The global entity specifically mentioned in a statement “the situation of hundreds of immigrant children in northern Chile after a march ended with the burning of foreign people's belongings.”
UNICEF expresses its concern about the situation that immigrant children and adolescents are experiencing in Iquique and asks the State to guarantee and protect their rights, thus complying with international treaties signed by the country, the document went on.
UN special rapporteur on the human rights of migrants Felipe González Morales – not to be mistaken with former Spanish Prime Minister Felipe González Márquez – described the arson attack against the belongings of immigrants as an “inadmissible humiliation,” following the events which took place during an anti-immigration march Saturday. The xenophobic discourse, assimilating migration to crime, which unfortunately has become more and more frequent in Chile, feeds this kind of barbarism, González Morales said.
Around 3,500 migrants have been reported to be stranded in the streets of Iquique, most of them after having entered Chile through illegal Andean crossings en route to coastal cities.

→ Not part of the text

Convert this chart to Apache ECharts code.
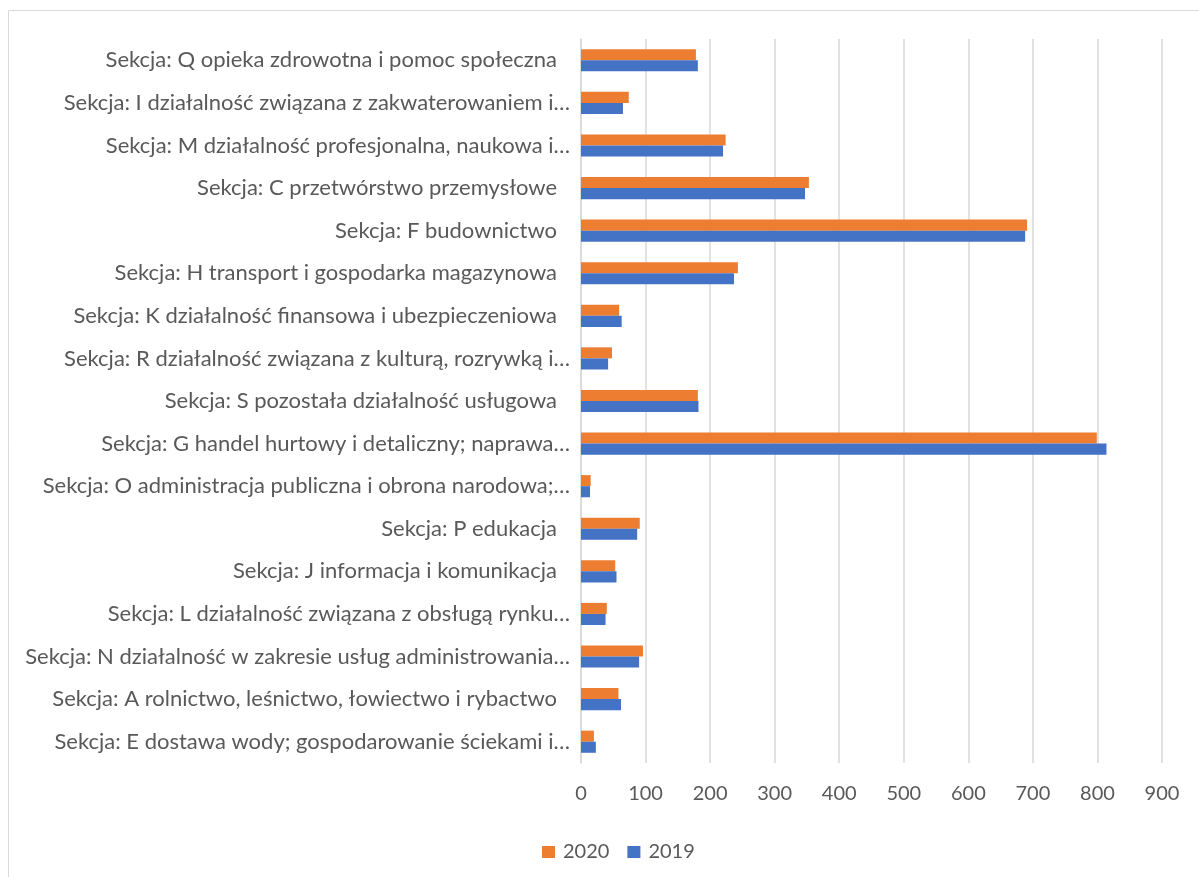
<!DOCTYPE html>
<html>
<head>
<meta charset="utf-8">
<script src="https://cdn.jsdelivr.net/npm/echarts@6/dist/echarts.min.js"></script>
<style>
  html, body { margin: 0; padding: 0; background: #fff; }
  #chart { width: 1199px; height: 877px; }
</style>
</head>
<body>
<div id="chart"></div>
<script>
// Sections, listed top to bottom
const categories = [
  'Sekcja: Q opieka zdrowotna i pomoc społeczna',
  'Sekcja: I działalność związana z zakwaterowaniem i…',
  'Sekcja: M działalność profesjonalna, naukowa i…',
  'Sekcja: C przetwórstwo przemysłowe',
  'Sekcja: F budownictwo',
  'Sekcja: H transport i gospodarka magazynowa',
  'Sekcja: K działalność finansowa i ubezpieczeniowa',
  'Sekcja: R działalność związana z kulturą, rozrywką i…',
  'Sekcja: S pozostała działalność usługowa',
  'Sekcja: G handel hurtowy i detaliczny; naprawa…',
  'Sekcja: O administracja publiczna i obrona narodowa;…',
  'Sekcja: P edukacja',
  'Sekcja: J informacja i komunikacja',
  'Sekcja: L działalność związana z obsługą rynku…',
  'Sekcja: N działalność w zakresie usług administrowania…',
  'Sekcja: A rolnictwo, leśnictwo, łowiectwo i rybactwo',
  'Sekcja: E dostawa wody; gospodarowanie ściekami i…'
];
const values2020 = [178, 74, 224, 353, 691, 243, 59, 48, 181, 799, 15, 91, 53, 40, 96, 58, 20];
const values2019 = [181, 65, 220, 347, 688, 237, 63, 42, 182, 814, 14, 87, 55, 38, 90, 62, 23];
const xTicks = [0, 100, 200, 300, 400, 500, 600, 700, 800, 900];

const FONT = 'Lato, "Open Sans", sans-serif';
const TEXT = '#595959';

const chart = echarts.init(document.getElementById('chart'), null, { renderer: 'canvas' });
chart.setOption({
  backgroundColor: '#fff',
  animation: false,
  textStyle: { fontFamily: FONT, color: TEXT },
  graphic: [{
    type: 'rect',
    shape: { x: 8.5, y: 10.5, width: 1300, height: 1000 },
    style: { fill: 'none', stroke: '#d9d9d9', lineWidth: 1 },
    silent: true
  }],
  grid: { left: 581, right: 37, top: 39, bottom: 114, containLabel: false },
  legend: {
    data: ['2020', '2019'],
    left: 537,
    top: 837,
    itemWidth: 13,
    itemHeight: 12,
    itemGap: 18,
    icon: 'rect',
    textStyle: { fontFamily: FONT, fontSize: 20, color: TEXT, padding: [0, 0, 0, 3] }
  },
  xAxis: {
    type: 'value',
    min: xTicks[0],
    max: xTicks[xTicks.length - 1],
    interval: xTicks[1] - xTicks[0],
    axisLine: { show: false },
    axisTick: { show: false },
    splitLine: { show: true, lineStyle: { color: '#d9d9d9', width: 1.5 } },
    axisLabel: { fontFamily: FONT, fontSize: 20, color: TEXT, margin: 21 }
  },
  yAxis: {
    type: 'category',
    data: categories,
    inverse: true,
    axisLine: { show: true, lineStyle: { color: '#d9d9d9', width: 1.5 } },
    axisTick: { show: false },
    axisLabel: {
      fontFamily: FONT, fontSize: 22, color: TEXT, margin: 11, interval: 0,
      // full (untruncated) names sit a little further from the axis
      formatter: v => v.endsWith('…') ? v : '{full|' + v + '}',
      rich: { full: { fontFamily: FONT, fontSize: 22, color: TEXT, padding: [0, 13, 0, 0] } }
    }
  },
  series: [
    {
      name: '2020', type: 'bar', data: values2020,
      itemStyle: { color: '#ED7D31' },
      barGap: '0%', barCategoryGap: '48%'
    },
    {
      name: '2019', type: 'bar', data: values2019,
      itemStyle: { color: '#4472C4' },
      barGap: '0%', barCategoryGap: '48%'
    }
  ]
});
</script>
</body>
</html>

Most migrants are said to stem from Venezuela. Amid sanitary restrictions, the toughening of Chile's immigration policies and their scarce economic resources, they are trapped without being able to continue their journey through the country, sleeping in shelters or makeshift camps on the streets.

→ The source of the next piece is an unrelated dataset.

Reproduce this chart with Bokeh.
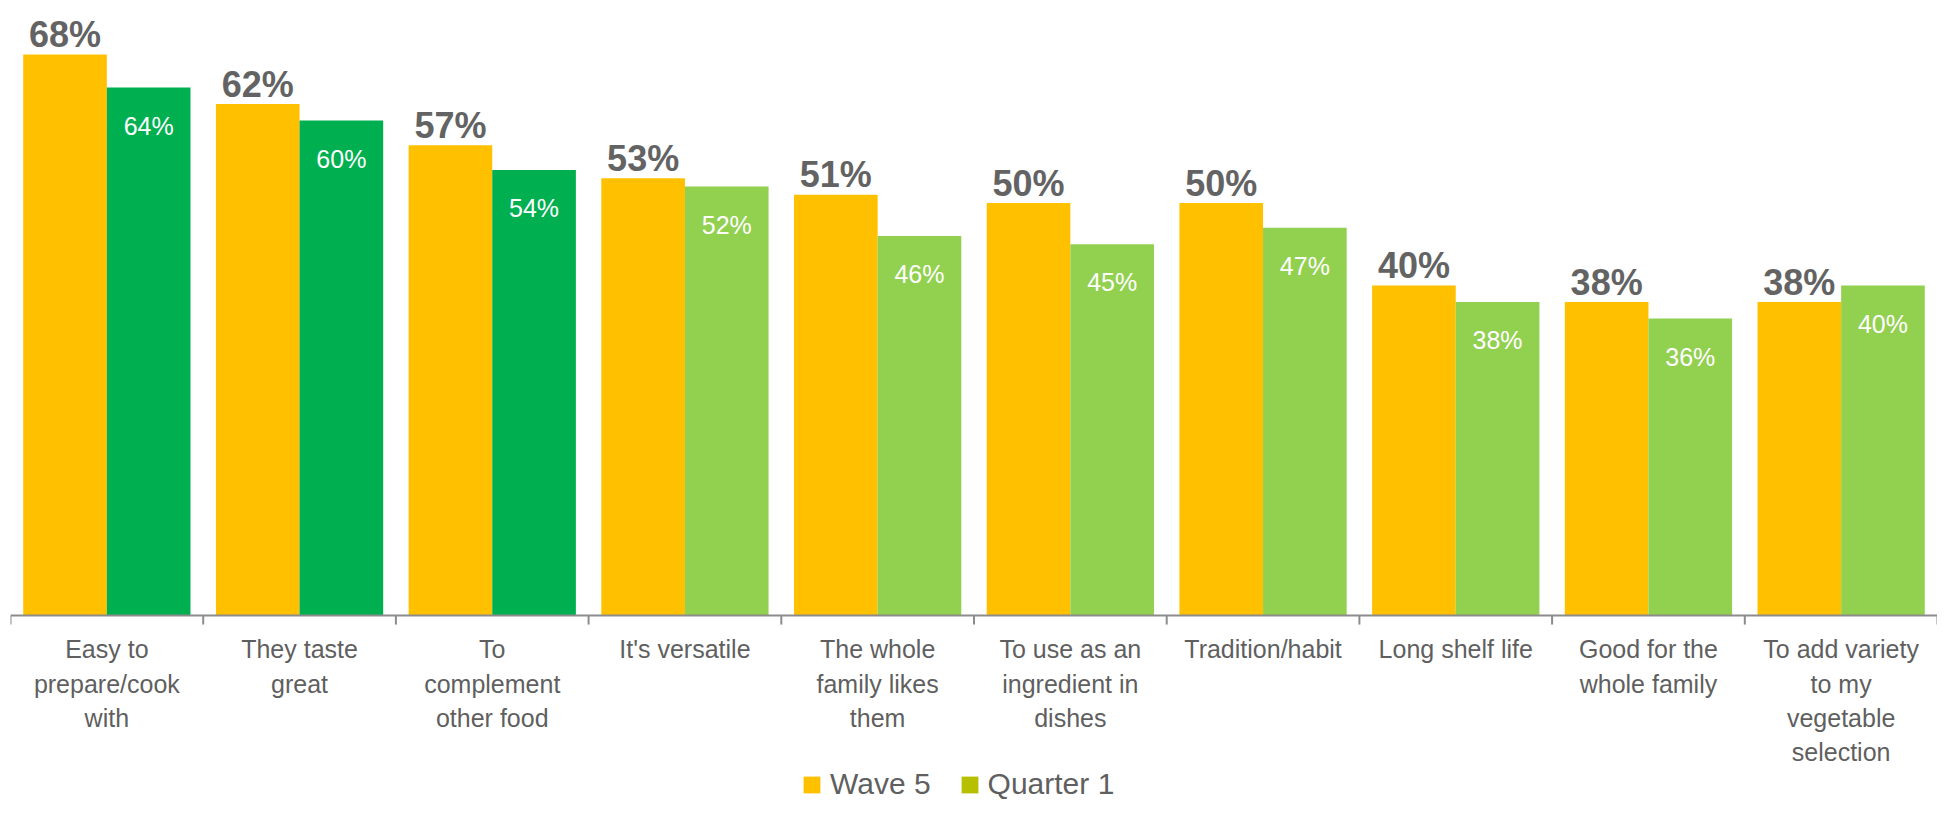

According to Chilean Police, between January and July of this year, 23,673 complaints were filed for entering the country through non-authorized crossings, 40% of the cases filed through all of 2020.
In any case, the truth remains that foreigners are paid worse than Chileans. What the government wants to do is to continue making the workforce more precarious by bringing foreigners to Chile, National Association of Rural and Indigenous Women (Anamuri) leader Alicia Muñoz said as the Government of President Sebastián Piñera announced it was considering the creation of a labour visa for migrants.
Foreigners have a much worse time than Chileans, Muñoz told the Italian news service ANSA during a break from a meeting with agricultural workers in Santa Familia, 217 kilometres from Santiago. “We know what this means, it is greater labour flexibility,” she insisted. “after they [business owners] brought foreigners into Chile, they left them at the doors of the embassies,” she went on as she depicted the situation of thousands of women and men who had to spend the night outside diplomatic offices, mainly in Peru, Bolivia and Argentina.
Muñoz also addressed the extreme living and conditions of people -mainly Haitians- in Las Cabras, 168 kilometres southwest of Santiago.